_Records with drawing code_:

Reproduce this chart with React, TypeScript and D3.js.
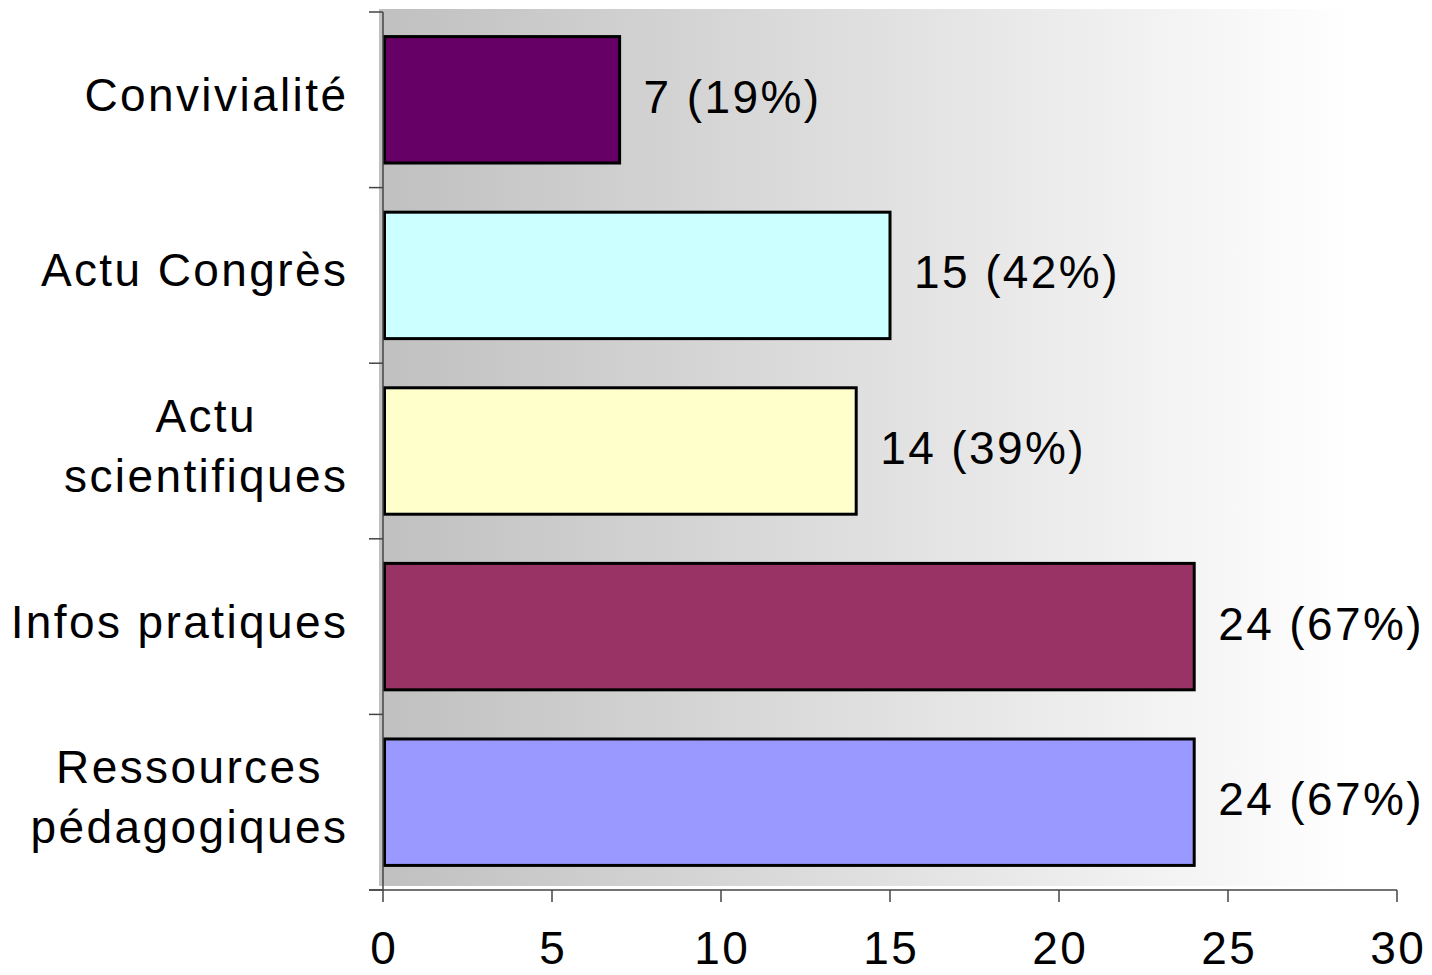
import React, { useLayoutEffect, useRef, useState } from "react";
import * as d3 from "d3";

const categories: string[][] = [
  ["Convivialité"],
  ["Actu Congrès"],
  ["Actu", "scientifiques"],
  ["Infos pratiques"],
  ["Ressources", "pédagogiques"],
];
const values: number[] = [7, 15, 14, 24, 24];
const percents: number[] = [19, 42, 39, 67, 67];
const colors: string[] = ["#660066", "#CCFFFF", "#FFFFCC", "#993366", "#9999FF"];
const xTicks: number[] = [0, 5, 10, 15, 20, 25, 30];

const W = 1432;
const H = 975;
const FONT = "Liberation Sans";
const FS = 46;
const LS = 2.4;

export default function App() {
  const x = d3.scaleLinear().domain([0, 30]).range([383, 1397]);
  const ids = categories.map((_, i) => String(i));
  const y = d3.scaleBand<string>().domain(ids).range([12, 890]).paddingInner(0.28).paddingOuter(0.14);
  const yTickScale = d3.scaleLinear().domain([0, 5]).range([12, 890]);
  const labelRight = 346 + LS;
  const refs = useRef<(SVGTextElement | null)[]>([]);
  const [centers, setCenters] = useState<number[]>(categories.map(() => 200));

  useLayoutEffect(() => {
    const c = categories.map((lines, i) => {
      const el = refs.current[i];
      if (!el || lines.length < 2) return labelRight;
      const tspans = Array.from(el.querySelectorAll("tspan")) as SVGTSpanElement[];
      const maxW = d3.max(tspans, (t) => t.getComputedTextLength()) || 0;
      return labelRight - maxW / 2;
    });
    setCenters(c);
  }, []);

  const band = (i: number) => (y(String(i)) as number);
  const bw = y.bandwidth();
  const txt = { fontFamily: FONT, fontSize: FS, letterSpacing: LS } as React.CSSProperties;

  return (
    <svg width={W} height={H} style={{ position: "absolute", left: 0, top: 0, background: "#fff" }}>
      <defs>
        <linearGradient id="bg" x1="0" x2="1" y1="0" y2="0">
          <stop offset="0" stopColor="#c0c0c0" />
          <stop offset="1" stopColor="#ffffff" />
        </linearGradient>
      </defs>
      <rect x={379} y={9} width={1353 - 379} height={886 - 9} fill="url(#bg)" />
      {values.map((v, i) => (
        <rect
          key={i}
          x={x(0) + 1.5}
          y={band(i)}
          width={x(v) - x(0) - 1.5}
          height={bw}
          fill={colors[i]}
          stroke="#000"
          strokeWidth={3}
        />
      ))}
      {values.map((v, i) => (
        <text key={i} x={x(v) + 24} y={band(i) + bw / 2 + 13} style={txt} fill="#000">
          {`${v} (${percents[i]}%)`}
        </text>
      ))}
      <line x1={383} x2={383} y1={12} y2={890} stroke="#444" strokeWidth={1.5} />
      {d3.range(6).map((k) => (
        <line key={k} x1={369} x2={383} y1={yTickScale(k)} y2={yTickScale(k)} stroke="#444" strokeWidth={1.5} />
      ))}
      <line x1={369} x2={1397} y1={890} y2={890} stroke="#444" strokeWidth={1.5} />
      {xTicks.map((t) => (
        <g key={t}>
          <line x1={x(t)} x2={x(t)} y1={890} y2={902} stroke="#444" strokeWidth={1.5} />
          <text x={x(t) + LS / 2} y={964} textAnchor="middle" style={txt} fill="#000">{t}</text>
        </g>
      ))}
      {categories.map((lines, i) => {
        const cy = band(i) + bw / 2;
        const multi = lines.length > 1;
        return (
          <text
            key={i}
            ref={(el) => { refs.current[i] = el; }}
            style={txt}
            fill="#000"
            textAnchor={multi ? "middle" : "end"}
          >
            {lines.map((ln, j) => (
              <tspan key={j} x={multi ? centers[i] : labelRight} y={cy + 11 + (j - (lines.length - 1) / 2) * 60}>{ln}</tspan>
            ))}
          </text>
        );
      })}
    </svg>
  );
}
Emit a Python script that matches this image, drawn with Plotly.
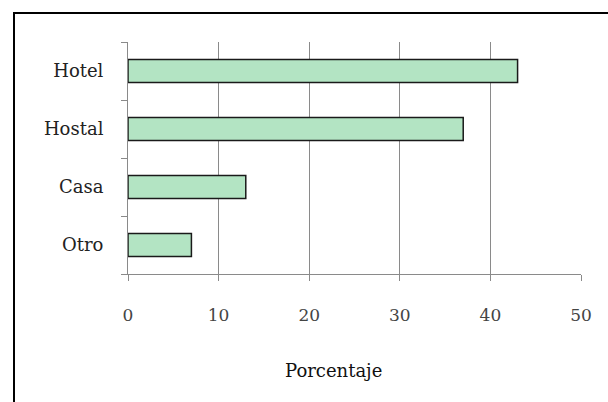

_INSTRUCTIONS FOR THE TASK_: Give again exactly the lines running from the beginning of the material above through the line that contains "import * as", and leave out every picture.

_RESULT FOR THIS EXERCISE_:
Reproduce this chart with React, TypeScript and D3.js.
import React, { useLayoutEffect, useRef, useState } from "react";
import * as d3 from "d3";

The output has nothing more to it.